How to Mix Black Without Looking Flat
Use Texture as the Second Color
When everything is black, texture becomes the palette. Combine matte cotton with ripstop nylon, washed denim, suede, mesh, brushed fleece, or leather. A heavyweight cotton tee over smooth nylon trousers creates a visible break even when the shades are close. By contrast, a cotton hoodie, cotton joggers, and canvas shoes in nearly identical finishes can read like an unfinished tracksuit.
I use a simple rule: include at least two clearly different surfaces, but rarely more than four. A workable outfit might contain a faded cotton hoodie, crisp nylon cargos, suede sneakers, and a metal watch. Each surface catches light differently without breaking the monochrome theme.
Control the Silhouette
The strongest all-black outfits usually have one dominant shape. If the trousers are wide and stacked, keep the upper body cropped, structured, or relatively clean. If the hoodie is extremely oversized, choose trousers that fall straight rather than ballooning in every direction. Volume from head to toe can work in editorial styling, but it is harder to repeat in everyday settings.
Footwear also changes the visual weight. Chunky sneakers anchor wide-leg trousers, while low-profile shoes sharpen cropped pants. Before ordering, compare the trouser opening with the shoe shape. A very narrow opening can bunch awkwardly above a bulky sneaker; a wide opening may swallow a slim shoe.
Let One Detail Lead
All-black does not mean every surface needs a logo. Pick one focal point: a silver zipper, tonal embroidery, unusual pocket construction, a distressed wash, or a strong shoe. Then keep the other components quiet. This makes individual CNFans Spreadsheet finds easier to reuse because the outfit is not forcing several competing designs together.

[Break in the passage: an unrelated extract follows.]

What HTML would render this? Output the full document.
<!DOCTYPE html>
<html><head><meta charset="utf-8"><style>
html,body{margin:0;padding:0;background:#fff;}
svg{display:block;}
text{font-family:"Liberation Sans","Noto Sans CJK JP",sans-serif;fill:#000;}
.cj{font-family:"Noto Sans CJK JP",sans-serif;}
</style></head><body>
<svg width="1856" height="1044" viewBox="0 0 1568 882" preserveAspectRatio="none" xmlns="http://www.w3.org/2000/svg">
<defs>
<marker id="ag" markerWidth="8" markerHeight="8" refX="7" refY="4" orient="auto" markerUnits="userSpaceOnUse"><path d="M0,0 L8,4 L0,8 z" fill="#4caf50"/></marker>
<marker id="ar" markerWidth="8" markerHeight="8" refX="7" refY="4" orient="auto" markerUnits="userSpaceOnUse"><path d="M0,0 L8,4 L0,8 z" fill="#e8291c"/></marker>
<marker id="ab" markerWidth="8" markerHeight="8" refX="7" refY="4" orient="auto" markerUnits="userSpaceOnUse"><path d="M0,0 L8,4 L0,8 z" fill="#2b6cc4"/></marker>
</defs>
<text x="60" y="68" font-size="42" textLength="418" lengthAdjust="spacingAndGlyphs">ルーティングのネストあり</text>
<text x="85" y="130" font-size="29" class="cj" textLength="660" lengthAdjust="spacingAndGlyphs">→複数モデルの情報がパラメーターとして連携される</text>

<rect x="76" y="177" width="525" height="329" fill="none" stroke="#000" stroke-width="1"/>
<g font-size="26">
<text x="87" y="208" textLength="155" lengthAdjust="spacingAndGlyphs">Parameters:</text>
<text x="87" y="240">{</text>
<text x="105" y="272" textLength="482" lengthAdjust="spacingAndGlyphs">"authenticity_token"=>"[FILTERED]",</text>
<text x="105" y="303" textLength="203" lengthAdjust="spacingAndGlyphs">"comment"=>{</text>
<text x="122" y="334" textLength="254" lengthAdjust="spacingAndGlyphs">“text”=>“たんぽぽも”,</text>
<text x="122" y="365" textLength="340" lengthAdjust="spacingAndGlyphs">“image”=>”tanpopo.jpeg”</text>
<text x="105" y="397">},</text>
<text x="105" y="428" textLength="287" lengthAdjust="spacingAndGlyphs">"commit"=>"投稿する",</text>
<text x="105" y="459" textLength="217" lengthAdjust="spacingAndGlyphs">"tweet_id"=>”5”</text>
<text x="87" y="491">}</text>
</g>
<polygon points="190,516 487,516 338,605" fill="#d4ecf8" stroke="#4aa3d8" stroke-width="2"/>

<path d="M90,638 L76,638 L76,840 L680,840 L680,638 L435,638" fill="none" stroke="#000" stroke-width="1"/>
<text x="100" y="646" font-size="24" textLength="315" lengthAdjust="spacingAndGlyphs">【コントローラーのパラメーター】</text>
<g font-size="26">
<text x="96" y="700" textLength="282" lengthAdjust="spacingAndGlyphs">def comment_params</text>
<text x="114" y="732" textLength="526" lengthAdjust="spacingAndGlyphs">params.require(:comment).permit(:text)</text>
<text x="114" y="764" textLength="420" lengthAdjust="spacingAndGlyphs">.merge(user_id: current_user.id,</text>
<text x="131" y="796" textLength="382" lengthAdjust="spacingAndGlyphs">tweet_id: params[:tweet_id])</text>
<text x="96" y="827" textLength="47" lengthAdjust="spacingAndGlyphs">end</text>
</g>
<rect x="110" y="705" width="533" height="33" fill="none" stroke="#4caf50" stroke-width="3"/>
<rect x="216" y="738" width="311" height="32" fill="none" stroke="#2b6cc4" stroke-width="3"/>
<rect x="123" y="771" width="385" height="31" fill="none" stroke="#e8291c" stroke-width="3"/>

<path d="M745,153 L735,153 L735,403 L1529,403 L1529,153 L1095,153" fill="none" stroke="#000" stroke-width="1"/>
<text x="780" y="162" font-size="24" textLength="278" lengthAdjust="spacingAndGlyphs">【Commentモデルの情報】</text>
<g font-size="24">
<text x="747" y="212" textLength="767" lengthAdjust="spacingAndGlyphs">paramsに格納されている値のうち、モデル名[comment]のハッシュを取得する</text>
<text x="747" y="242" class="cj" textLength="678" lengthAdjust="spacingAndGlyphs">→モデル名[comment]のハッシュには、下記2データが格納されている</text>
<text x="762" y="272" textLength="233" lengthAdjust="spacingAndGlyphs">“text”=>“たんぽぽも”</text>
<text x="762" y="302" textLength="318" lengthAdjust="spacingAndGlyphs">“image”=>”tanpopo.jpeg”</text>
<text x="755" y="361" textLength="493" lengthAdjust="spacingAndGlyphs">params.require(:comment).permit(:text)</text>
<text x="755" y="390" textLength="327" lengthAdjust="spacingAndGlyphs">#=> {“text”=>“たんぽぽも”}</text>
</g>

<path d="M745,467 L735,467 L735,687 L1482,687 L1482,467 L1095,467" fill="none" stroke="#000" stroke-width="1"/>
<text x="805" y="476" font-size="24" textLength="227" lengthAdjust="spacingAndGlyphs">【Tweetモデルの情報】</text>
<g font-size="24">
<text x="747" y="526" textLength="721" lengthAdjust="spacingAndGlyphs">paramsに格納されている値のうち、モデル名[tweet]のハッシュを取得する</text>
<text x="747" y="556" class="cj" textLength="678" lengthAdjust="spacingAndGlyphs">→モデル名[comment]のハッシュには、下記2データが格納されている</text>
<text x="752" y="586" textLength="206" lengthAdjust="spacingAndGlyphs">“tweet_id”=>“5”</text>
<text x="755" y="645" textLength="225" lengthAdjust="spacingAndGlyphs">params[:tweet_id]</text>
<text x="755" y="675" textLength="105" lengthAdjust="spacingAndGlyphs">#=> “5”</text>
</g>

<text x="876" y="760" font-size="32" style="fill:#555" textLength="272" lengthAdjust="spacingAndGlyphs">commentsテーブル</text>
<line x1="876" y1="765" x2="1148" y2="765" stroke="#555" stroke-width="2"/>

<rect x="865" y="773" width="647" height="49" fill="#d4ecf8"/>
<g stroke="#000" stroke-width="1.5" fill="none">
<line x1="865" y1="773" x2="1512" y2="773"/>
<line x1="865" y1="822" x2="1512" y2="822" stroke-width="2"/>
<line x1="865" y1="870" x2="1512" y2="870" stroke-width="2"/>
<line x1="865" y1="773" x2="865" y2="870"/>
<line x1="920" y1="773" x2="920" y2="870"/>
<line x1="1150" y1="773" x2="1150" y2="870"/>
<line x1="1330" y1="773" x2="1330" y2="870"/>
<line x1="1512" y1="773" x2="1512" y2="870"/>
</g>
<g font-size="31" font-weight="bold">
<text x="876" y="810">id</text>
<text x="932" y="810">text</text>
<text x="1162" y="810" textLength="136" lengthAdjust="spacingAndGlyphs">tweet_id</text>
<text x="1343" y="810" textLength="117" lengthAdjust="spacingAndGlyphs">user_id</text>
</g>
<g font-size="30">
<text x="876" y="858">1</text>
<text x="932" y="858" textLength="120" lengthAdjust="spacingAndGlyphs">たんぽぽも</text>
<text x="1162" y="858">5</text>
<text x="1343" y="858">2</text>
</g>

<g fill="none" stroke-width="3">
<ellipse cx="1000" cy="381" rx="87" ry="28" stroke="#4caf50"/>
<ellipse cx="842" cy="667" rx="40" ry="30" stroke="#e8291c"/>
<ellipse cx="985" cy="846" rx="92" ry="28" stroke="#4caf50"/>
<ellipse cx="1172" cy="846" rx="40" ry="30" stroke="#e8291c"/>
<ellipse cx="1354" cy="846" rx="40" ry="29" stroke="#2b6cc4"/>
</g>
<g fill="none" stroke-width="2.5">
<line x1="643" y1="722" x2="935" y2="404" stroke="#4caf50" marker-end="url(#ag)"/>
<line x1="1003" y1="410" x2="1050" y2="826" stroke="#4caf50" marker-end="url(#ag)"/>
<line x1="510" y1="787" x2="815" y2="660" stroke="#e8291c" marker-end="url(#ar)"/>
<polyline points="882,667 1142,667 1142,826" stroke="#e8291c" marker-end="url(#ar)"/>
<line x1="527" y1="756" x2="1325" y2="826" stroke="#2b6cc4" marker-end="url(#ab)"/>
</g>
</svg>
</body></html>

Three Repeatable Outfit Formulas
Formula One: Clean Daily Streetwear
Start with a boxy heavyweight tee, straight black trousers, and low-profile sneakers. Add a cropped work jacket when needed. The jacket and trousers should have different textures, such as canvas over soft twill. This formula works because none of the pieces depends on a trend-heavy graphic.
Formula Two: Technical Layering
Combine a fitted tee, zip hoodie, matte shell, and nylon cargos. Avoid making every layer oversized. A closer-fitting base layer prevents bulk, while the shell supplies structure. Check QC photos carefully for shiny, plastic-looking fabric; moderate texture tends to be easier to style than an aggressively reflective finish.
Formula Three: Washed and Relaxed
Pair a faded black hoodie with charcoal-black jeans and suede or distressed leather footwear. Here, imperfect shade matching is intentional. The outfit works when the wash levels feel related. A brand-new jet-black hoodie above heavily faded jeans can look disconnected, so either bridge the shades with a mid-tone layer or choose pieces with similar aging.
Quality Clues Worth Checking in QC Photos
Color can also change after washing. Cotton-rich black garments often fade faster than polyester or nylon pieces, especially with heat and strong detergent. Wash dark clothing inside out in cool water, follow the care label, and avoid unnecessary high-temperature drying. A capsule only remains versatile if its pieces age at roughly compatible rates.
The Real Versatility Test
Before adding an item from a CNFans Spreadsheet, write down three outfits using clothes you already own or have firmly selected. If a jacket only works with one exact pair of trousers, it is a costume piece, not a versatile layer. If a hoodie can work with straight denim, technical cargos, and tailored trousers, it has earned its place.
My practical recommendation is to build from the bottom up: choose one dependable trouser silhouette, match two footwear profiles to its leg opening, and then add tops with contrasting textures. Approve each purchase using measurements and QC photos rather than the listing title. That slower approach produces an all-black wardrobe that looks deliberate, survives repeated wear, and offers more combinations with fewer items.